Le scelte della leadership cinese, seppure non in modo esclusivo e senza per questo legittimarle come le uniche scelte possibili, sono state condizionate da due elementi esterni: la crisi di egemonia del capitalismo liberale dovute alle mancate promesse dei benefici della globalizzazione; la paura degli Stati Uniti di perdere il ruolo di stato dominante mondiale e con esso i numerosi benefici economici che ne derivano.

Questa crisi di egemonia ha portato ad una serie di reazioni a livello mondiale che hanno portato al rafforzarsi del nazionalismo (per lo più di impronta reazionaria), dell’autoritarismo, del fondamentalismo religioso ecc., in mancanza di una alternativa di ispirazione socialista e progressista. Unica parziale e limitata eccezione in questo quadro si è avuta in America Latina con l’affermarsi di un certo numero di governi di sinistra.

La reazione cinese tiene insieme elementi diversi e anche contradditori. Cavalca elementi significativi di nazionalismo ma continua a puntare sullo sviluppo della globalizzazione economica. Riafferma il primato del potere politico sul potere economico ma contemporaneamente accentuando gli elementi di autoritarismo e di controllo (anche repressivo) della popolazione e dei conflitti sociali. Rivendica il “marxismo” come pensiero universalista, in quanto scientifico e teorizzatore dello sviluppo economico e produttivo, ma lo fa sopprimendone l’ispirazione liberatrice.

Sull’altro versante, quello della competizione globale con gli Stati Uniti, si apre una prospettiva tutt’altro che rosea. Nel nuovo documento sulla strategia per la sicurezza nazionale, puntualmente analizzato su questo sito da Alessandro Scassellati la settimana scorsa, si conferma che la politica americana si basa sulla difesa del primato politico, economico, tecnologico e militare degli USA che riaffermano l’indisponibilità ad accettare un mondo multipolare. Sono ormai note le premesse ideologiche di questa posizione. Il “destino manifesto” assegnato a questa nazione che ne fa il garante del bene nel mondo, disposta anche a imporlo con la forza a popoli riluttanti, non può essere messo in discussione.

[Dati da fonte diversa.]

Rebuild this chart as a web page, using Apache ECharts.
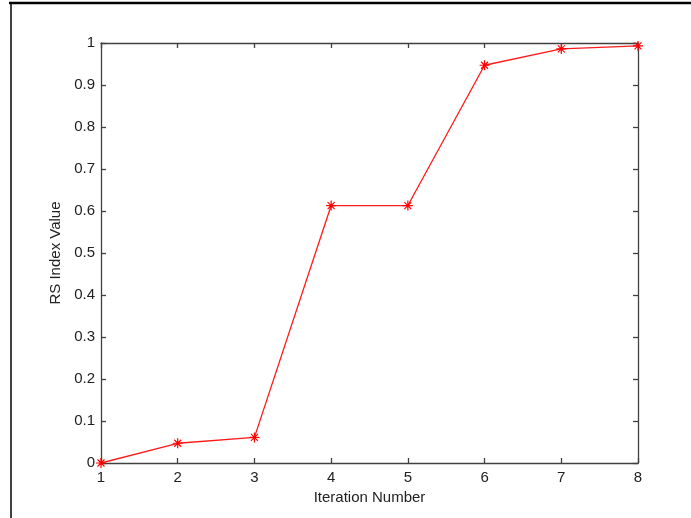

Sulla paura della Cina c’è oggi una ampia convergenza bipartisan negli Stati Uniti anche se i Democratici tendono a dare un carattere di crociata ideologica a questa reazione, rispetto ad un più esplicito cinismo repubblicano. La presenza alla guida del Partito democratico di due ottantenni reduci della guerra fredda come Joe Biden e Nancy Pelosi fa sì che da lì non possa venire che una nuova riproposizionedi quel modello di relazioni internazionali con la sostituzione dello scomparso nemico sovietico col nuovo nemico cinese.

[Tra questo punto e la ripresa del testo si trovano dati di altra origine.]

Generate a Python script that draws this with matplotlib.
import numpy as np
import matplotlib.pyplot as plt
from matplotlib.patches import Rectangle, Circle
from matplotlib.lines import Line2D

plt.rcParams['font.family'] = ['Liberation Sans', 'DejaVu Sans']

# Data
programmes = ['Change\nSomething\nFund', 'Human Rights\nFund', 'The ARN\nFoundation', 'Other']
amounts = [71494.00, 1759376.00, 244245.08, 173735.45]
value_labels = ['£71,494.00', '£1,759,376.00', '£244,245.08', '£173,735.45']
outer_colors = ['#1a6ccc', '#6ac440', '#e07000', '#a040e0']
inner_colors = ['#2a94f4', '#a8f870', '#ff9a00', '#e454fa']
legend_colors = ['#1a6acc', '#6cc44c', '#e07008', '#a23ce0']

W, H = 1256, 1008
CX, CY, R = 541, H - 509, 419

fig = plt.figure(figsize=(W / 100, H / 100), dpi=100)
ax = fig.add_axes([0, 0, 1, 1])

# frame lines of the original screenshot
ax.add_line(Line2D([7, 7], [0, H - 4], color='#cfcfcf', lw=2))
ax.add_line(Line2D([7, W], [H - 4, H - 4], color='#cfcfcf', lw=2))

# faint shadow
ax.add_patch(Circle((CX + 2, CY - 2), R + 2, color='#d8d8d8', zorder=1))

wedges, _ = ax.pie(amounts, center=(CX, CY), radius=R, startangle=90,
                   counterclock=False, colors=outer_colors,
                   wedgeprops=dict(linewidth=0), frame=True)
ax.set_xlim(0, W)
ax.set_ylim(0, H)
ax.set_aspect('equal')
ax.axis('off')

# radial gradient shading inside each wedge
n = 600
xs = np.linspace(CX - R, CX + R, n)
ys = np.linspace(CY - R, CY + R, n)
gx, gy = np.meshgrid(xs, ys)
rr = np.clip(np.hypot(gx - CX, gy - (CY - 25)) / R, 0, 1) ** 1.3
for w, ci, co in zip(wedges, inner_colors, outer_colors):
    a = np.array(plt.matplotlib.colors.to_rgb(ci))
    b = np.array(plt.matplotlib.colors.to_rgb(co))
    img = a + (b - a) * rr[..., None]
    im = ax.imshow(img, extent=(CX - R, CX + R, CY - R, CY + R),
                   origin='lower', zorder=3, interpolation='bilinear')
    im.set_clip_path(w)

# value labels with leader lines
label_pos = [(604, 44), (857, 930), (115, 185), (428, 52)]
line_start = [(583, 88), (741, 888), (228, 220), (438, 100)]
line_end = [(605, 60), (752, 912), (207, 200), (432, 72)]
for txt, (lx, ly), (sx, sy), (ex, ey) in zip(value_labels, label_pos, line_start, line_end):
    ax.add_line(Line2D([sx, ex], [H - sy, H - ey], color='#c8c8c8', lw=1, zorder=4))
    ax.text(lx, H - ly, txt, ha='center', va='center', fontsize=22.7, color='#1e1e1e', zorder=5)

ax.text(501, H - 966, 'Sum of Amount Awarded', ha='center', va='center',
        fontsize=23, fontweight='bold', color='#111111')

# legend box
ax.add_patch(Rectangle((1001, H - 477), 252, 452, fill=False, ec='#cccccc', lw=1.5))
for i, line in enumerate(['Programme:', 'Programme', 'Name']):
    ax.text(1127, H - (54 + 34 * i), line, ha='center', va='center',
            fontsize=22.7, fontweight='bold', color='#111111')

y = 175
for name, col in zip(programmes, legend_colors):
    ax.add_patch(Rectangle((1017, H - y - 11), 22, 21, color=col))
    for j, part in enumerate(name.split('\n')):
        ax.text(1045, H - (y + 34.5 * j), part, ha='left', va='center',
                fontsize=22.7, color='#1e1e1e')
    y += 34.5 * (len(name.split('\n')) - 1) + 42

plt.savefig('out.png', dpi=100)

La competizione economica e tecnologica diventa così anche confronto militare. La leadership cinese avrà preso buona nota, seguendo la guerra in Ucraina, di tutti gli strumenti che il dominio statunitense sulla finanza e su alcuni settori tecnologici può mettere in campo anche senza arrivare all’utilizzo delle armi. Così come il dubbio che attraverso Taiwan, Washington pensi di realizzare un’altra “proxy war” (guerra per procura), sulla falsariga di quella oggi in corso in Ucraina per indebolire la Russia, secondo le ripetute dichiarazioni trapelate dai corridoi della Casa Bianca all’inizio dell’invasione di Putin (il che nulla toglie come ovvio alle responsabilità del Presidente russo).

Nel dibattito tra specialisti è ormai da tempo che si pone apertamente in discussione il tema della possibilità di una guerra come esito della contrapposizione tra le due maggiori potenze mondiali. Già molto si è parlato della “trappola di Tucidide” che, sul modello di quanto avvenne tra Sparta e Atene, vede come inevitabile lo scontro tra la potenza dominante e una potenza rivale in ascesa. L’ex primo ministro australiano laburista Kevin Rudd, che conosce il mandarino ed è esperto della realtà cinese, ha pubblicato un libro sulla “guerra evitabile” tra Cina e USA. Il fatto che la guerra sia “evitabile” implica necessariamente che la si veda come una possibilità concreta.

Un simile prospettiva, di “una guerra che metterebbe fine a tutte le guerre” (perché non resterebbe nessuno per combatterne altre) come l’ha definita Susan Thornton, pone a tutte le forze politiche, sociali nonché movimenti e governi, la necessità di adeguare analisi e strategie per non assistere passivamente ad un esito disastroso per l’intera umanità. Se si esclude l’allineamento subalterno ad uno dei due campi, secondo una logica che, se poteva avere una qualche ragione storica ai tempi dell’Unione Sovietica, oggi ha poche giustificazioni, il compito non può essere che quello di costruire un altro schieramento globale di forze che non si pongano solo il problema evitare la guerra, ma colleghino questo obbiettivo ad un nuovo assetto economico, sociale e ambientale. Non più una “seconda potenza mondiale”, come era stato ottimisticamente definito il movimento contro la guerra in Iraq, quando sulla scena c’era una sola potenza statuale, ma oggi semmai di una “terza potenza mondiale” c’è urgente bisogno.